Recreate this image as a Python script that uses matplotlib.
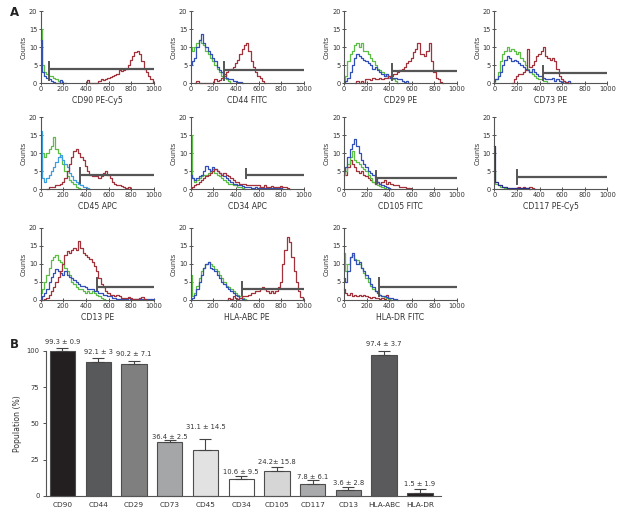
import numpy as np
import matplotlib
matplotlib.use('Agg')
import matplotlib.pyplot as plt

plt.rcParams['font.family'] = ['DejaVu Sans']

# ---- panel A: histogram curves, (first channel, counts every 20 channels) ----
cd90_green = (0, [15, 5, 3, 2.5, 2, 2, 1.5, 1, 0.5, 0])
cd90_blue = (0, [12, 3, 2, 1.5, 1, 0.5, 0.3, 0, 0, 0.8, 0, 0])
cd90_red = (400, [0, 0.8, 0, 0, 0, 0, 0.5, 1, 0.8, 1.2, 1.5, 1.6, 2, 2.3, 2.5, 3.5,
                  3.3, 3.6, 4, 5, 6.5, 7.5, 8.5, 9, 8, 6, 4, 3, 2, 1, 0])

cd44_green = (0, [10, 9, 10, 11, 12, 11, 10.5, 9, 8, 7, 6, 5, 4, 3, 2, 1.5, 1, 0.5, 0])
cd44_blue = (0, [5, 6, 7, 10, 12, 13.5, 11, 10, 9, 8, 7, 6, 4.5, 3.5, 3, 2.5, 1.5, 1,
                 1, 0.5, 0.5, 0.3, 0.3, 0])
cd44_red = (40, [0, 0.5, 0, 0, 0, 0, 0, 0, 0, 1, 0.5, 0.8, 1.5, 2, 3, 3.5, 4, 4.5,
                 5.5, 6.5, 8, 9.5, 10.5, 11, 9, 6, 4.5, 3, 2, 1.5, 0.5, 0])

cd29_green = (0, [0, 2, 6, 8, 9, 10.5, 11, 10, 11, 9, 9, 8, 7, 6, 5, 4, 3.5, 3, 2.5, 2,
                  1.5, 1.5, 1, 0.5, 0])
cd29_blue = (0, [0, 0.5, 1.5, 3, 5, 7, 8, 7.5, 7, 6.5, 6, 5.5, 5, 4, 4.5, 3.5, 3, 2.5,
                 2, 2.5, 2, 1.5, 1.5, 1.5, 1, 1, 0.5, 0.3, 0.5, 0])
cd29_red = (100, [0, 0.5, 0, 0.5, 0, 1, 1, 0.7, 1.5, 1, 1, 1.5, 1, 1.5, 1.5, 2, 2, 2.5,
                  2.5, 3, 3.5, 4, 4.5, 5.5, 6, 7, 8.5, 9.5, 11, 8, 8, 7.5, 9, 11, 6,
                  3, 1.5, 1, 0.3, 0])

cd73_green = (0, [0, 1, 3, 6, 8, 9, 10, 9, 9.5, 9, 8, 8.5, 7, 6, 5, 4, 3, 2.5, 2, 1.5,
                  1, 1, 0.5, 0.5, 0])
cd73_blue = (0, [0.5, 1, 2, 3, 5, 6.5, 7.5, 7, 6, 6.5, 6, 5.5, 5, 4.5, 4, 3.5, 3, 4, 3,
                 2.5, 2, 2, 1.5, 1, 1, 1, 1.5, 0.5, 1, 0.5, 0.3, 0.5, 0, 0.5, 0])
cd73_red = (160, [0, 1, 2, 2.5, 2.5, 3, 3.5, 9.5, 4.5, 5, 6, 7.5, 8, 9, 10, 7.5, 7,
                  6.5, 7, 6, 4, 2, 1, 0.5, 0.3, 0])

cd45_green = (0, [4, 10, 9, 10, 11, 12, 14.5, 11, 10, 9, 7, 5, 3.5, 2.5, 2, 1.5, 0.5,
                  0.3, 0])
cd45_cyan = (0, [16, 3, 2, 3, 4, 5, 6, 7.5, 9, 9.5, 8, 7, 6, 4.5, 3.5, 2.5, 2, 1.5, 1,
                 0.5, 0.5, 0.3, 0])
cd45_red = (60, [0, 0.5, 0.5, 0.5, 1, 1, 1.5, 2, 3, 5, 7, 9, 10.5, 11, 10, 9, 8, 6.5,
                 5, 4, 3.5, 3.5, 3.5, 3, 3.5, 4.5, 5, 4, 3, 2, 1.5, 1, 1, 0.7, 0.5,
                 0.3, 0.5, 0])

cd34_green = (0, [15, 3, 2, 2.5, 3, 3.5, 4, 4, 4.5, 5, 5.5, 4.5, 4, 3.5, 3, 2.5, 2,
                  1.5, 1.5, 1, 1, 0.5, 0.5, 0.3, 0])
cd34_blue = (0, [4, 3, 2.5, 3, 3.5, 4, 5, 6.5, 5.5, 5, 6, 5.5, 5, 4.5, 4, 3.5, 3, 2.5,
                 2, 1.5, 1.5, 1, 1, 0.8, 0.5, 0.5, 0.5, 0.3, 0.3, 0.5, 0.3, 0.3, 0.3,
                 0.2, 0.2, 0.2, 0.2, 0.2, 0.2, 0.2, 0.2, 0])
cd34_red = (0, [0, 0.5, 1, 1.5, 2, 2.5, 3, 3.5, 4, 4.5, 5, 5.5, 5, 4.5, 4, 4.5, 4, 3.5,
                3, 2.5, 2, 2, 1.5, 1.5, 1.5, 1, 1, 1, 1, 1, 1, 0.5, 0.5, 1, 0.5, 0.5,
                0.8, 0.5, 0.5, 0.5, 0.8, 0.5, 0.5, 0.3, 0])

cd105_green = (0, [4, 5, 7, 9, 10.5, 8, 7.5, 7, 6, 5.5, 5, 4, 3, 2, 1.5, 1, 0.8, 0.5,
                   0.3, 0])
cd105_blue = (0, [5, 6, 9, 11, 12.5, 14, 12, 10, 8, 7, 6, 5, 4.5, 4, 3, 2, 1.5, 1, 0.8,
                  0.5, 0.3, 0])
cd105_red = (0, [5, 4, 6, 8, 7, 6, 5, 4.5, 5, 4, 3.5, 3, 2.5, 2, 1.5, 2, 1.5, 2, 2.5,
                 1.5, 2, 1.5, 1, 1, 1, 0.5, 0.5, 0.5, 0.3, 0.3, 0])

cd117_green = (0, [5, 1.5, 1, 0.5, 0.5, 0.3, 0.3, 0])
cd117_blue = (0, [12, 2, 1, 1, 0.5, 0.5, 0.3, 0.3, 0.3, 0.3, 0.3, 0.3, 0.3, 0.3, 0.3,
                  0.3, 0])
cd117_red = (180, [0, 0.3, 0.5, 0.3, 0.5, 0.3, 0.3, 0.5, 0.3, 0])

cd13_green = (0, [2, 3, 5, 7, 9, 11, 12, 12.5, 11, 10.5, 10, 9, 8, 7, 5, 4.5, 3.5, 3,
                  3, 2.5, 2, 2.5, 2, 2.5, 2, 1.5, 1, 0.5, 0.3, 0])
cd13_blue = (0, [0, 1, 2, 3, 5, 6.5, 7.5, 8.5, 8, 7.5, 7, 8, 7, 6.5, 6, 5.5, 5, 4.5, 4,
                 4, 3.5, 3, 3, 3, 2.5, 2.5, 2, 2, 1.5, 1.5, 1, 1, 0.5, 0.5, 0.3, 0.3,
                 0.3, 0.3, 0.3, 0.5, 0.3, 0.3, 0.3, 0.3, 0.3, 0.3, 0.3, 0.3, 0.3, 0.3,
                 0.3])
cd13_red = (0, [0, 0, 0.3, 0.5, 1.5, 2.5, 3.5, 5, 6.5, 8, 10, 12.5, 13.5, 13, 14, 14.5,
                14, 16.5, 14.5, 13, 12.5, 12, 11.5, 10.5, 9.5, 8, 6, 4.5, 3.5, 2.5, 2,
                1.5, 1.5, 1, 1.5, 1, 0.5, 0.5, 0.5, 0.8, 0.5, 0.3, 0.3, 0.3, 0.5, 0.8,
                0.3, 0])

hlaabc_green = (0, [7, 1, 2, 4, 6, 8, 9, 10, 10.5, 10, 9.5, 8.5, 8, 7, 6, 5, 4, 3.5, 3,
                    2.5, 2, 1.5, 1, 0.5, 0.3, 0])
hlaabc_blue = (0, [0, 0.5, 1.5, 3, 5, 7, 9, 10, 10.5, 9, 8.5, 8, 7, 6, 5, 4.5, 3.5, 3,
                   2.5, 2, 1.5, 1, 0.5, 0.3, 0])
hlaabc_red = (320, [0, 0.5, 0.3, 1, 0.5, 0.3, 0.5, 1, 1, 1, 1.5, 2, 2, 2.5, 2.5, 3,
                    3.5, 3, 2.5, 2, 2.5, 2, 2.5, 3.5, 5, 10, 14, 17.5, 16, 12, 8, 5,
                    2.5, 0.8, 0])

hladr_green = (0, [13, 8, 10, 12, 12.5, 11.5, 11, 10, 9, 7.5, 6, 5, 4, 3, 2.5, 2, 1.5,
                   1, 0.8, 0.5, 0.3, 0])
hladr_blue = (0, [6, 5, 8, 12, 13, 11, 10, 10.5, 9, 8, 7, 6, 4.5, 3.5, 2.5, 2, 1.5, 1,
                  1, 0.8, 0.5, 0.5, 0.3, 0.3, 0])
hladr_red = (0, [3, 2, 1.5, 2, 1, 1.5, 1, 1.5, 1, 1.5, 1, 0.8, 0.5, 0.8, 0.5, 0.5, 0.3,
                 0.5, 0.3, 1.5, 0.5, 0])

# gate marker: (start channel, level, tick bottom, tick top)
panel_labels = ['CD90 PE-Cy5', 'CD44 FITC', 'CD29 PE', 'CD73 PE',
                'CD45 APC', 'CD34 APC', 'CD105 FITC', 'CD117 PE-Cy5',
                'CD13 PE', 'HLA-ABC PE', 'HLA-DR FITC']
panel_curves = [
    [(cd90_green, 'g'), (cd90_blue, 'b'), (cd90_red, 'r')],
    [(cd44_green, 'g'), (cd44_blue, 'b'), (cd44_red, 'r')],
    [(cd29_green, 'g'), (cd29_blue, 'b'), (cd29_red, 'r')],
    [(cd73_green, 'g'), (cd73_blue, 'b'), (cd73_red, 'r')],
    [(cd45_green, 'g'), (cd45_cyan, 'c'), (cd45_red, 'r')],
    [(cd34_green, 'g'), (cd34_blue, 'b'), (cd34_red, 'r')],
    [(cd105_red, 'r'), (cd105_green, 'g'), (cd105_blue, 'b')],
    [(cd117_green, 'g'), (cd117_red, 'r'), (cd117_blue, 'n')],
    [(cd13_green, 'g'), (cd13_blue, 'b'), (cd13_red, 'r')],
    [(hlaabc_green, 'g'), (hlaabc_blue, 'b'), (hlaabc_red, 'r')],
    [(hladr_red, 'r'), (hladr_green, 'g'), (hladr_blue, 'b')],
]
gates = [(76, 3.9, 0.9, 5.7), (294, 3.5, 0.9, 5.7), (423, 3.2, 0.7, 5.3),
         (427, 2.8, 0.9, 4.8), (347, 3.9, 1.6, 5.9), (488, 3.9, 3.0, 5.5),
         (284, 3.1, 1.3, 5.0), (199, 3.4, 1.3, 5.4), (494, 3.7, 2.8, 6.0),
         (450, 3.0, 1.4, 4.9), (312, 3.7, 1.2, 6.0)]

# ---- panel B: bar chart ----
markers = ['CD90', 'CD44', 'CD29', 'CD73', 'CD45', 'CD34', 'CD105', 'CD117',
           'CD13', 'HLA-ABC', 'HLA-DR']
bar_height = [100, 92.4, 90.8, 37, 31.4, 11.7, 17.2, 8.0, 4.1, 97.3, 1.8]
bar_err = [1.6, 2.3, 2.2, 1.5, 8.0, 2.1, 2.5, 2.8, 2.1, 2.7, 2.8]
bar_text = ['99.3 ± 0.9', '92.1 ± 3', '90.2 ± 7.1', '36.4 ± 2.5', '31.1 ± 14.5',
            '10.6 ± 9.5', '24.2± 15.8', '7.8 ± 6.1', '3.6 ± 2.8', '97.4 ± 3.7',
            '1.5 ± 1.9']

line_colors = {'g': '#5cbf45', 'b': '#3350b8', 'c': '#3d9fe0', 'r': '#a2323c',
               'n': '#2a2f8a'}
bar_colors = ['#231f20', '#58595b', '#7f7f80', '#a5a6a8', '#e2e2e2', '#ffffff',
              '#d6d6d6', '#a9aaac', '#868688', '#5a5a5c', '#231f20']
label_pad = [4.6, 4.2, 4.7, 2.3, 8.1, 2.9, 3.9, 2.5, 2.9, 4.4, 3.7]
TXT = '#333333'
AX = '#555555'

W, H = 626, 519
fig = plt.figure(figsize=(W / 100, H / 100), dpi=100)

col_left = [40.7, 190.7, 344, 494.3]
row_bottom = [83, 189, 300]
ax_w, ax_h = 113, 72

for k, name in enumerate(panel_labels):
    r, c = divmod(k, 4)
    ax = fig.add_axes([col_left[c] / W, 1 - row_bottom[r] / H, ax_w / W, ax_h / H])
    for (start, vals), key in panel_curves[k]:
        x = start + 20 * np.arange(len(vals))
        ax.plot(x, vals, color=line_colors[key], lw=0.9, drawstyle='steps-mid',
                clip_on=False)
    g0, lvl, lo, hi = gates[k]
    ax.plot([g0, 1000], [lvl, lvl], color='#555555', lw=1.6, solid_capstyle='butt')
    ax.plot([g0, g0], [lo, hi], color='#555555', lw=1.4)
    ax.set_xlim(0, 1000)
    ax.set_ylim(0, 20)
    ax.set_xticks(range(0, 1001, 200))
    ax.set_yticks(range(0, 21, 5))
    for s in ['top', 'right']:
        ax.spines[s].set_visible(False)
    for s in ['left', 'bottom']:
        ax.spines[s].set_color(AX)
        ax.spines[s].set_linewidth(0.8)
    ax.tick_params(labelsize=4.8, colors=TXT, length=2.5, width=0.6, pad=1.2,
                   direction='inout')
    ax.set_xlabel(name, fontsize=5.6, color=TXT, labelpad=2.5)
    ax.set_ylabel('Counts', fontsize=4.8, color=TXT, labelpad=1.5)

fig.text(10 / W, 1 - 13 / H, 'A', fontsize=8.5, fontweight='bold', va='center',
         color='#222222')
fig.text(10 / W, 1 - 344 / H, 'B', fontsize=8.5, fontweight='bold', va='center',
         color='#222222')

axb = fig.add_axes([45.7 / W, 1 - 496 / H, (441 - 45.7) / W, 145.3 / H])
pos = np.arange(len(markers))
axb.bar(pos, bar_height, width=0.71, color=bar_colors, edgecolor='#4d4d4d',
        linewidth=0.8, clip_on=False, zorder=2)
axb.errorbar(pos, bar_height, yerr=[np.zeros(len(pos)), bar_err], fmt='none',
             ecolor='#444444', elinewidth=0.8, capsize=4.5, capthick=0.8,
             clip_on=False, zorder=3)
for i, t in enumerate(bar_text):
    axb.text(pos[i], bar_height[i] + bar_err[i] + label_pad[i], t, ha='center',
             va='center', fontsize=4.9, color=TXT, clip_on=False)
axb.set_xlim(-0.47, 10.59)
axb.set_ylim(0, 100)
axb.set_yticks([0, 25, 50, 75, 100])
axb.set_xticks(pos)
axb.set_xticklabels(markers)
for s in ['top', 'right']:
    axb.spines[s].set_visible(False)
for s in ['left', 'bottom']:
    axb.spines[s].set_color(AX)
    axb.spines[s].set_linewidth(0.8)
axb.tick_params(axis='y', labelsize=4.9, colors=TXT, length=2.5, width=0.6, pad=2)
axb.tick_params(axis='x', labelsize=5.3, colors=TXT, length=0, pad=4.5)
axb.set_ylabel('Population (%)', fontsize=5.6, color=TXT, labelpad=3)

fig.savefig('out.png', dpi=100)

*GIVEN INSTRUCTION*
Give again exactly the lines running from the beginning of the material above through the line that contains "3, 1.5, 1, 0.3, 0])", and leave out every picture.

*RESPONSE*
Recreate this image as a Python script that uses matplotlib.
import numpy as np
import matplotlib
matplotlib.use('Agg')
import matplotlib.pyplot as plt

plt.rcParams['font.family'] = ['DejaVu Sans']

# ---- panel A: histogram curves, (first channel, counts every 20 channels) ----
cd90_green = (0, [15, 5, 3, 2.5, 2, 2, 1.5, 1, 0.5, 0])
cd90_blue = (0, [12, 3, 2, 1.5, 1, 0.5, 0.3, 0, 0, 0.8, 0, 0])
cd90_red = (400, [0, 0.8, 0, 0, 0, 0, 0.5, 1, 0.8, 1.2, 1.5, 1.6, 2, 2.3, 2.5, 3.5,
                  3.3, 3.6, 4, 5, 6.5, 7.5, 8.5, 9, 8, 6, 4, 3, 2, 1, 0])

cd44_green = (0, [10, 9, 10, 11, 12, 11, 10.5, 9, 8, 7, 6, 5, 4, 3, 2, 1.5, 1, 0.5, 0])
cd44_blue = (0, [5, 6, 7, 10, 12, 13.5, 11, 10, 9, 8, 7, 6, 4.5, 3.5, 3, 2.5, 1.5, 1,
                 1, 0.5, 0.5, 0.3, 0.3, 0])
cd44_red = (40, [0, 0.5, 0, 0, 0, 0, 0, 0, 0, 1, 0.5, 0.8, 1.5, 2, 3, 3.5, 4, 4.5,
                 5.5, 6.5, 8, 9.5, 10.5, 11, 9, 6, 4.5, 3, 2, 1.5, 0.5, 0])

cd29_green = (0, [0, 2, 6, 8, 9, 10.5, 11, 10, 11, 9, 9, 8, 7, 6, 5, 4, 3.5, 3, 2.5, 2,
                  1.5, 1.5, 1, 0.5, 0])
cd29_blue = (0, [0, 0.5, 1.5, 3, 5, 7, 8, 7.5, 7, 6.5, 6, 5.5, 5, 4, 4.5, 3.5, 3, 2.5,
                 2, 2.5, 2, 1.5, 1.5, 1.5, 1, 1, 0.5, 0.3, 0.5, 0])
cd29_red = (100, [0, 0.5, 0, 0.5, 0, 1, 1, 0.7, 1.5, 1, 1, 1.5, 1, 1.5, 1.5, 2, 2, 2.5,
                  2.5, 3, 3.5, 4, 4.5, 5.5, 6, 7, 8.5, 9.5, 11, 8, 8, 7.5, 9, 11, 6,
                  3, 1.5, 1, 0.3, 0])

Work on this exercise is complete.